The Government contends that Manning's inconsistency claim is barred from habeas review by an adequate and independent state procedural ground because the New York Appellate Division deemed that it was "not preserved for appellate review," People v. Manning, 756 N.Y.S.2d 496, 496 (2d Dep't 2003), and that Manning has failed to show (a) cause and prejudice or (b) that a fundamental miscarriage of justice will result if the Court does not consider his claim. See Mem. of Law in Opp. to Pet. for Writ of Habeas Corpus at 17-18. The Court agrees, but nevertheless decides the claim on the merits.
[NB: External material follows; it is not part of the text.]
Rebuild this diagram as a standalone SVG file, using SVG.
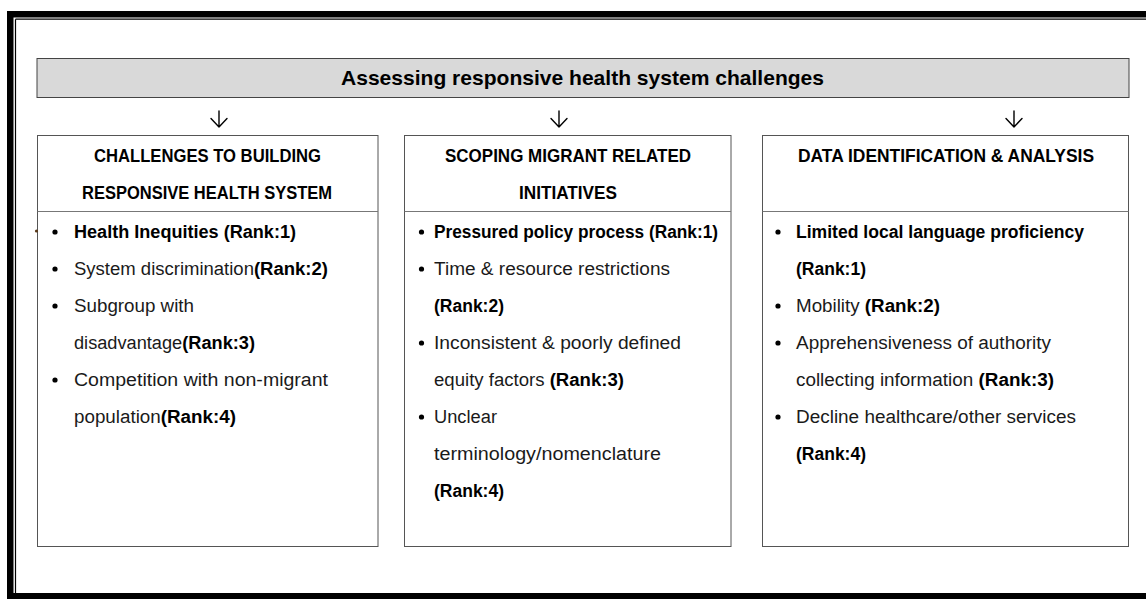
<svg xmlns="http://www.w3.org/2000/svg" width="1146" height="599" viewBox="0 0 1146 599">
<style>
  .frame{fill:#000}
  .thin{stroke:#000;stroke-width:1.2;fill:none}
  .box{fill:#fff;stroke:#555;stroke-width:1}
  .div{stroke:#777;stroke-width:1}
  .title{font-family:"Liberation Sans",Arial,sans-serif;font-weight:bold;font-size:21px;fill:#000}
  .hd{font-family:"Liberation Sans",Arial,sans-serif;font-weight:bold;font-size:18px;fill:#000;text-anchor:middle}
  .tx{font-family:"Liberation Sans",Arial,sans-serif;font-size:18px;fill:#1a1a1a}
  .b{font-weight:bold;fill:#000}
  .bul{fill:#000}
  .arr{stroke:#000;stroke-width:1.4;fill:none;stroke-linecap:round;stroke-linejoin:round}
</style>
<rect width="1146" height="599" fill="#fff"/>
<!-- outer frame -->
<g id="frame">
  <rect class="frame" x="7" y="11" width="1139" height="6.5"/>
  <rect class="frame" x="7" y="11" width="6.5" height="588"/>
  <rect class="frame" x="7" y="593" width="1139" height="6"/>
  <line class="thin" x1="15.5" y1="19.2" x2="1146" y2="19.2"/>
  <line class="thin" x1="15.5" y1="19.2" x2="15.5" y2="593"/>
</g>
<!-- title -->
<g id="title">
  <rect x="37" y="58.5" width="1092" height="39" fill="#d9d9d9" stroke="#444" stroke-width="1"/>
  <text class="title" x="341" y="85" textLength="483" lengthAdjust="spacingAndGlyphs">Assessing responsive health system challenges</text>
</g>
<!-- connectors -->
<g id="connectors">
  <path class="arr" d="M219 111 V127 M211 118.5 L219 127 L227 118.5"/>
  <path class="arr" d="M559 111 V127 M551 118.5 L559 127 L567 118.5"/>
  <path class="arr" d="M1014 111 V127 M1006 118.5 L1014 127 L1022 118.5"/>
</g>
<!-- box 1 -->
<g id="box1">
  <rect class="box" x="37.5" y="135.5" width="340.5" height="411"/>
  <line class="div" x1="37.5" y1="211.5" x2="378" y2="211.5"/>
  <text class="hd" x="207.5" y="162" textLength="227" lengthAdjust="spacingAndGlyphs">CHALLENGES TO BUILDING</text>
  <text class="hd" x="207" y="199" textLength="250" lengthAdjust="spacingAndGlyphs">RESPONSIVE HEALTH SYSTEM</text>
  <circle cx="36.5" cy="231" r="1.6" fill="#5a3a1a"/>
  <circle class="bul" cx="55" cy="232" r="2.6"/>
  <circle class="bul" cx="55" cy="269" r="2.6"/>
  <circle class="bul" cx="55" cy="306" r="2.6"/>
  <circle class="bul" cx="55" cy="380" r="2.6"/>
  <text class="tx b" x="74" y="238" textLength="222" lengthAdjust="spacingAndGlyphs">Health Inequities (Rank:1)</text>
  <text class="tx" x="74" y="275" textLength="254" lengthAdjust="spacingAndGlyphs">System discrimination<tspan class="b">(Rank:2)</tspan></text>
  <text class="tx" x="74" y="312" textLength="120" lengthAdjust="spacingAndGlyphs">Subgroup with</text>
  <text class="tx" x="74" y="349" textLength="181" lengthAdjust="spacingAndGlyphs">disadvantage<tspan class="b">(Rank:3)</tspan></text>
  <text class="tx" x="74" y="386" textLength="254" lengthAdjust="spacingAndGlyphs">Competition with non-migrant</text>
  <text class="tx" x="74" y="423" textLength="162" lengthAdjust="spacingAndGlyphs">population<tspan class="b">(Rank:4)</tspan></text>
</g>
<!-- box 2 -->
<g id="box2">
  <rect class="box" x="404.5" y="135.5" width="326.5" height="411"/>
  <line class="div" x1="404.5" y1="211.5" x2="731" y2="211.5"/>
  <text class="hd" x="568" y="162" textLength="246" lengthAdjust="spacingAndGlyphs">SCOPING MIGRANT RELATED</text>
  <text class="hd" x="568" y="199" textLength="98" lengthAdjust="spacingAndGlyphs">INITIATIVES</text>
  <circle class="bul" cx="421.5" cy="232" r="2.6"/>
  <circle class="bul" cx="421.5" cy="269" r="2.6"/>
  <circle class="bul" cx="421.5" cy="343" r="2.6"/>
  <circle class="bul" cx="421.5" cy="417" r="2.6"/>
  <text class="tx b" x="434" y="238" textLength="284" lengthAdjust="spacingAndGlyphs">Pressured policy process (Rank:1)</text>
  <text class="tx" x="434" y="275" textLength="236" lengthAdjust="spacingAndGlyphs">Time &amp; resource restrictions</text>
  <text class="tx b" x="434" y="312" textLength="70" lengthAdjust="spacingAndGlyphs">(Rank:2)</text>
  <text class="tx" x="434" y="349" textLength="247" lengthAdjust="spacingAndGlyphs">Inconsistent &amp; poorly defined</text>
  <text class="tx" x="434" y="386" textLength="190" lengthAdjust="spacingAndGlyphs">equity factors <tspan class="b">(Rank:3)</tspan></text>
  <text class="tx" x="434" y="423" textLength="63" lengthAdjust="spacingAndGlyphs">Unclear</text>
  <text class="tx" x="434" y="460" textLength="227" lengthAdjust="spacingAndGlyphs">terminology/nomenclature</text>
  <text class="tx b" x="434" y="497" textLength="70" lengthAdjust="spacingAndGlyphs">(Rank:4)</text>
</g>
<!-- box 3 -->
<g id="box3">
  <rect class="box" x="762.5" y="135.5" width="366" height="411"/>
  <line class="div" x1="762.5" y1="211.5" x2="1128.5" y2="211.5"/>
  <text class="hd" x="946" y="162" textLength="296" lengthAdjust="spacingAndGlyphs">DATA IDENTIFICATION &amp; ANALYSIS</text>
  <circle class="bul" cx="778" cy="232" r="2.6"/>
  <circle class="bul" cx="778" cy="306" r="2.6"/>
  <circle class="bul" cx="778" cy="343" r="2.6"/>
  <circle class="bul" cx="778" cy="417" r="2.6"/>
  <text class="tx b" x="796" y="238" textLength="288" lengthAdjust="spacingAndGlyphs">Limited local language proficiency</text>
  <text class="tx b" x="796" y="275" textLength="70" lengthAdjust="spacingAndGlyphs">(Rank:1)</text>
  <text class="tx" x="796" y="312" textLength="144" lengthAdjust="spacingAndGlyphs">Mobility <tspan class="b">(Rank:2)</tspan></text>
  <text class="tx" x="796" y="349" textLength="255" lengthAdjust="spacingAndGlyphs">Apprehensiveness of authority</text>
  <text class="tx" x="796" y="386" textLength="258" lengthAdjust="spacingAndGlyphs">collecting information <tspan class="b">(Rank:3)</tspan></text>
  <text class="tx" x="796" y="423" textLength="280" lengthAdjust="spacingAndGlyphs">Decline healthcare/other services</text>
  <text class="tx b" x="796" y="460" textLength="70" lengthAdjust="spacingAndGlyphs">(Rank:4)</text>
</g>
</svg>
This is true under any view of depraved indifference murder: under the recklessness mens rea standard that was used when Manning's conviction was finalized, a reasonable juror could find that Manning recklessly created a grave risk of death; likewise, under the heightened depraved indifference mens rea standard articulated in the Policano line of cases (which in any event does not apply to Manning's conviction, see Policano v. Herbert, 7 N.Y.3d 588, 603 (N.Y. 2006) ("This raises the question whether our post-Sanchez case law applies retroactively . . . [w]e conclude that it does not.")), Manning's actions fall squarely within the fact pattern outlined in People v. Suarez, 6 N.Y.3d 202, 212 (N.Y. 2005) ("[T]he crime [of depraved indifference murder] is . . . established when a defendant — acting with a conscious objective not to kill but to harm — engages in . . . a brutal, prolonged and ultimately fatal course of conduct against a particularly vulnerable victim.").
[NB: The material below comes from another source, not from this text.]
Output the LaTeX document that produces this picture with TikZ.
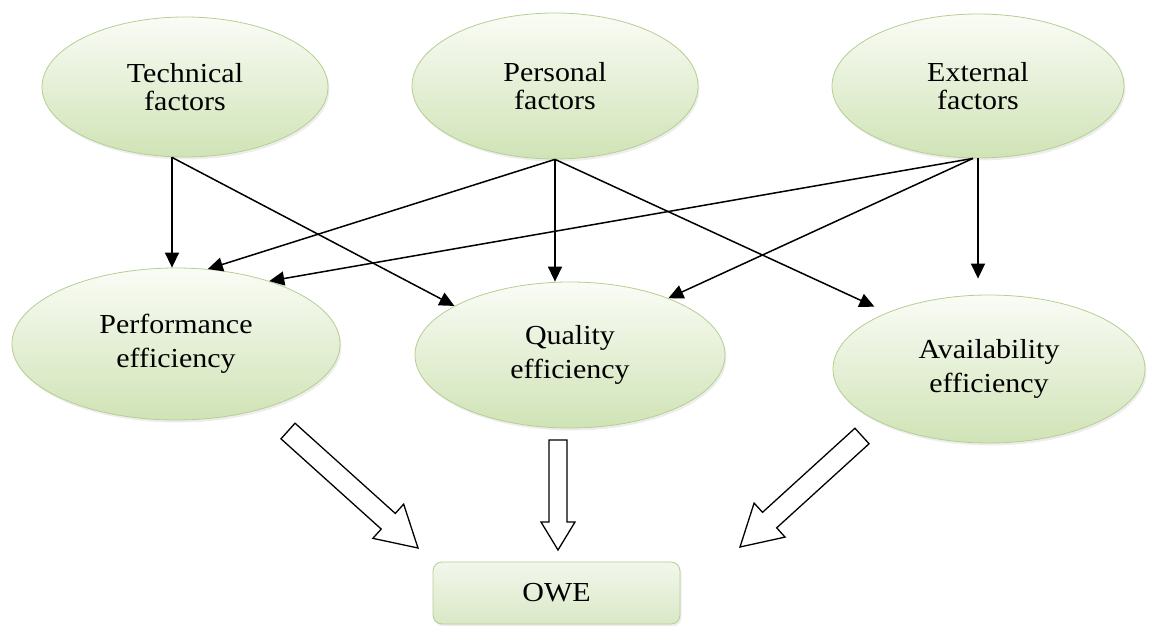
\documentclass[tikz,border=0pt]{standalone}
\usepackage{fontspec}
\setmainfont[FakeStretch=1.09]{Liberation Serif}
\usetikzlibrary{shapes.geometric,arrows.meta,calc,shadows}

\definecolor{gtop}{HTML}{FAFCF6}
\definecolor{gbot}{HTML}{D0E3B6}
\definecolor{gedge}{HTML}{B5CF92}
\definecolor{btop}{HTML}{F3F7EC}
\definecolor{bbot}{HTML}{D9E8C6}

\tikzset{
  softshadow/.style={drop shadow={opacity=0.14, shadow xshift=1.5pt, shadow yshift=-2.5pt}},
  factor/.style={ellipse, draw=gedge, line width=0.8pt, top color=gtop, bottom color=gbot,
    inner sep=0pt, align=center, softshadow, font=\fontsize{27.5}{28}\selectfont},
  effnode/.style={factor, font=\fontsize{27.5}{34}\selectfont},
  owebox/.style={rectangle, rounded corners=9pt, draw=gedge, line width=0.8pt,
    top color=btop, bottom color=bbot, minimum width=247pt, minimum height=62pt,
    inner sep=0pt, softshadow, font=\fontsize{27.5}{28}\selectfont},
  link/.style={line width=1.5pt, -{Triangle[length=15pt,width=14pt]}},
  hollow/.style={draw=black, line width=1.3pt, fill=white, line join=miter}
}

% hollow block arrow from #4 to #5: shaft half width #1, head half width #2, head length #3
\newcommand\hollowarrow[5]{%
  \coordinate (#4neck) at ($(#5)!#3!(#4)$);
  \draw[hollow] ($(#4)!#1!90:(#5)$) -- ($(#4neck)!#1!90:(#5)$)
    -- ($(#4neck)!#2!90:(#5)$) -- (#5) -- ($(#4neck)!#2!-90:(#5)$)
    -- ($(#4neck)!#1!-90:(#5)$) -- ($(#4)!#1!-90:(#5)$) -- cycle;}

\begin{document}
\begin{tikzpicture}[x=1pt, y=-1pt]
  \useasboundingbox (0,0) rectangle (1149,626);

  % factor row
  \node[factor, minimum width=286pt, minimum height=140pt] (tech) at (185,87) {Technical\\factors};
  \node[factor, minimum width=286pt, minimum height=146pt] (pers) at (555,86) {Personal\\factors};
  \node[factor, minimum width=292pt, minimum height=144pt] (ext)  at (978,86) {External\\factors};

  % efficiency row
  \node[effnode, minimum width=328pt, minimum height=152pt] (perf)  at (176,344) {Performance\\efficiency};
  \node[effnode, minimum width=310pt, minimum height=146pt] (qual)  at (570,355) {Quality\\efficiency};
  \node[effnode, minimum width=312pt, minimum height=148pt] (avail) at (989,369) {Availability\\efficiency};

  % result
  \node[owebox] (owe) at (556.5,593) {OWE};

  % links from the factors
  \coordinate (ts) at ([xshift=-13pt]tech.south);
  \draw[link] (ts) -- (ts |- perf.north);
  \draw[link] (ts) -- (qual.157);

  \draw[link] (pers.south) -- (perf.67);
  \draw[link] (pers.south) -- (pers.south |- qual.north);
  \draw[link, shorten >=14pt] (pers.south) -- (avail.151);

  \draw[link] ([xshift=-5pt]ext.south) -- (perf.34);
  \draw[link] ([xshift=-5pt]ext.south) -- (qual.30);
  \draw[link] (ext.south) -- ($(ext.south |- avail.north)+(0,-16)$);

  % hollow arrows into OWE
  \coordinate (la) at (288,431);
  \coordinate (lb) at (418,548);
  \coordinate (ma) at (558,440);
  \coordinate (mb) at (558,550);
  \coordinate (ra) at (862,436);
  \coordinate (rb) at (740,547);
  \hollowarrow{10.5pt}{23pt}{40pt}{la}{lb}
  \hollowarrow{9pt}{17pt}{28pt}{ma}{mb}
  \hollowarrow{10.5pt}{23pt}{40pt}{ra}{rb}
\end{tikzpicture}
\end{document}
Manning also claims that his counsel was ineffective because he failed to object when the trial court failed to charge depraved indifference murder and first-degree manslaughter in the alternative; as discussed, these charges were not inconsistent, and counsel's failure to object to the charge was, therefore, not unreasonable. Further, trial counsel was pursuing a wholesale acquittal on the theory that the Government's witnesses had not credibly identified Manning, and his decision not to request that the counts be charged in the alternative reflected a reasonable professional judgment that presenting alternative charges to the jury would weaken his misidentification defense. Manning's ineffective assistance claim thus fails the two-prong standard articulated in Strickland v. Washington, 466 U.S. 668 (1984): counsel's representation did not fall "below an objective standard of reasonableness . . . under prevailing professional norms," Strickland, 466 U.S. at 688; further, the overwhelming evidence against Manning negates any "reasonable probability that, but for counsel's unprofessional errors, the result of the proceeding would have been different." Id. at 694.
Manning's § 2254 motion is denied. Because Manning has failed to make a substantial showing of the denial of a federal right, a certificate of appealability will not issue. See 28 U.S.C. § 2253.